Bien sûr il s'est passé quelque chose dans la classe de Ron Jones. de là à en conclure que nous sommes tous de petits nazis en puissance c'est une absurdité : non seulement les actes commis par les suiveurs sont loin de relever d'un totalitarisme criminel mais il semble bien que les opposants fussent bien plus nombreux que ce que ne dit le roman (et les adhérents parfois plus joueurs qu'autre chose).

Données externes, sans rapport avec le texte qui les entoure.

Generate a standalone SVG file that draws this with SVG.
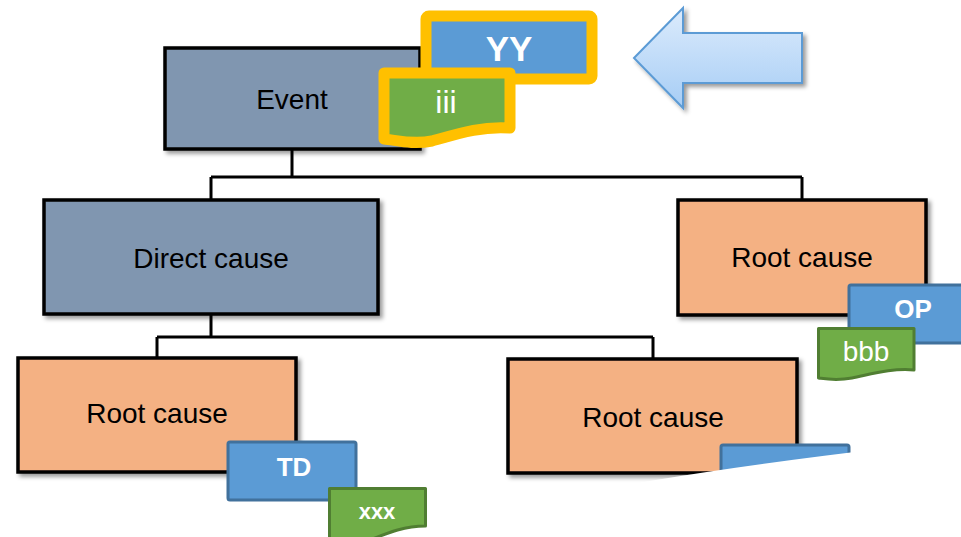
<svg xmlns="http://www.w3.org/2000/svg" width="961" height="537" viewBox="0 0 961 537">
  <defs>
    <filter id="shadow" x="-10%" y="-10%" width="130%" height="140%">
      <feDropShadow dx="3" dy="3" stdDeviation="2" flood-color="#000" flood-opacity="0.4"/>
    </filter>
    <linearGradient id="arrowFill" x1="0" y1="0" x2="0" y2="1">
      <stop offset="0" stop-color="#dcebfc"/>
      <stop offset="1" stop-color="#a6cdf5"/>
    </linearGradient>
    <style>
      .box { stroke: #000; stroke-width: 3.5; filter: url(#shadow); }
      .slate { fill: #8096b0; }
      .peach { fill: #f4b183; }
      .label { font-family: "Liberation Sans", Arial, sans-serif; font-size: 28px; fill: #000; text-anchor: middle; }
      .wire { fill: none; stroke: #000; stroke-width: 3; }
      .tag { fill: #5b9bd5; stroke: #41719c; stroke-width: 3; }
      .doc { fill: #70ad47; stroke: #507e32; stroke-width: 3; stroke-linejoin: round; }
      .hl { stroke: #ffc000; stroke-width: 11; stroke-linejoin: round; }
      .tagtxt { font-family: "Liberation Sans", Arial, sans-serif; fill: #fff; text-anchor: middle; }
    </style>
  </defs>

  <!-- connectors -->
  <g id="connectors">
    <path class="wire" d="M292,150 V177 M211,177 H802 M211,177 V200 M802,177 V200"/>
    <path class="wire" d="M211,314 V337 M157,337 H653 M157,337 V358 M653,337 V359"/>
  </g>

  <g id="event">
    <rect class="box slate" x="165" y="48" width="255" height="101"/>
    <text class="label" x="292" y="109" font-size="27">Event</text>
  </g>

  <g id="direct-cause">
    <rect class="box slate" x="44" y="200" width="334" height="114"/>
    <text class="label" x="211" y="268">Direct cause</text>
  </g>

  <g id="root-cause-right">
    <rect class="box peach" x="678" y="200" width="248" height="115"/>
    <text class="label" x="802" y="267">Root cause</text>
  </g>

  <g id="root-cause-left">
    <rect class="box peach" x="18" y="358" width="278" height="114"/>
    <text class="label" x="157" y="423">Root cause</text>
  </g>

  <g id="root-cause-middle">
    <rect class="box peach" x="508" y="359" width="289" height="114"/>
    <text class="label" x="653" y="427">Root cause</text>
  </g>

  <!-- highlighted tags on the event -->
  <g id="tag-yy">
    <rect class="hl" x="426" y="16" width="166" height="63" rx="3" fill="#5b9bd5"/>
    <text class="tagtxt" x="509" y="61" font-size="35" font-weight="bold">YY</text>
  </g>
  <g id="tag-iii">
    <path class="hl" fill="#70ad47" d="M384,73 H510 V128 C482,126 460,133 432,141 C412,145 396,140 384,139 Z"/>
    <text class="tagtxt" x="446" y="113" font-size="32">iii</text>
  </g>

  <!-- pointer arrow -->
  <g id="pointer" filter="url(#shadow)">
    <path d="M634,58 L683,8 V33 H802 V83 H683 V108 Z" fill="url(#arrowFill)" stroke="#5b9bd5" stroke-width="2" stroke-linejoin="miter"/>
  </g>

  <!-- tags on root causes -->
  <g id="tag-op">
    <rect class="tag" x="849" y="285" width="120" height="58" rx="2"/>
    <text class="tagtxt" x="913" y="318" font-size="26" font-weight="bold">OP</text>
  </g>
  <g id="tag-bbb">
    <path class="doc" d="M818.5,328.5 H914 V370 C892,368 872,374 852,378 C836,381 826,379 818.5,378 Z"/>
    <text class="tagtxt" x="866" y="361" font-size="28">bbb</text>
  </g>

  <g id="tag-td">
    <rect class="tag" x="228" y="442" width="128" height="58" rx="2"/>
    <text class="tagtxt" x="294" y="476" font-size="26" font-weight="bold">TD</text>
  </g>
  <g id="tag-xxx">
    <path class="doc" d="M329.5,488.5 H425.5 V526 C405,526 390,532 370,540 C355,546 340,545 329.5,545 Z"/>
    <text class="tagtxt" x="377" y="519" font-size="22" font-weight="bold">xxx</text>
  </g>

  <g id="tag-middle">
    <rect class="tag" x="721" y="445" width="128" height="58" rx="2"/>
  </g>

  <!-- torn-off lower right corner -->
  <path d="M560,497 Q700,470 880,449 L961,449 L961,537 L560,537 Z" fill="#fff"/>
</svg>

Il est en outre assez troublant de lire (sur Wikipedia toujours) que
Todd Strasser admet avoir fait oeuvre de fiction et reconnaît n'avoir jamais rencontré Ron Jones ; mais estime pourtant que la véracité historique de l'expérience compte peu au regard du caractère vraisemblable de l'intrigue... On en vient à se demander quel est l'objectif de l'auteur ? le même peut-être que celui de l'auteur de Sa majesté des mouches qui, lui, avait complètement dénaturé une histoire vraie pour faire passer des jeunes enfants pour des monstres d'égoïsme prêts à s'entretuer pour survivre quand, précisément, l'expérience vécue démontra que les comportements adoptés furent radicalement inverses : entraide et soutien.
J'adore les romans et même la science-fiction. Mais j'exècre les menteurs qui pour vendre un récit, au style franchement pas renversant, vous font croire que c'est de l'histoire. Laisser penser que sommeille en chaque individu un fasciste en puissance est un projet qui sert une idéologie. Ce ne sont pas les miens : ni l'un, ni l'autre.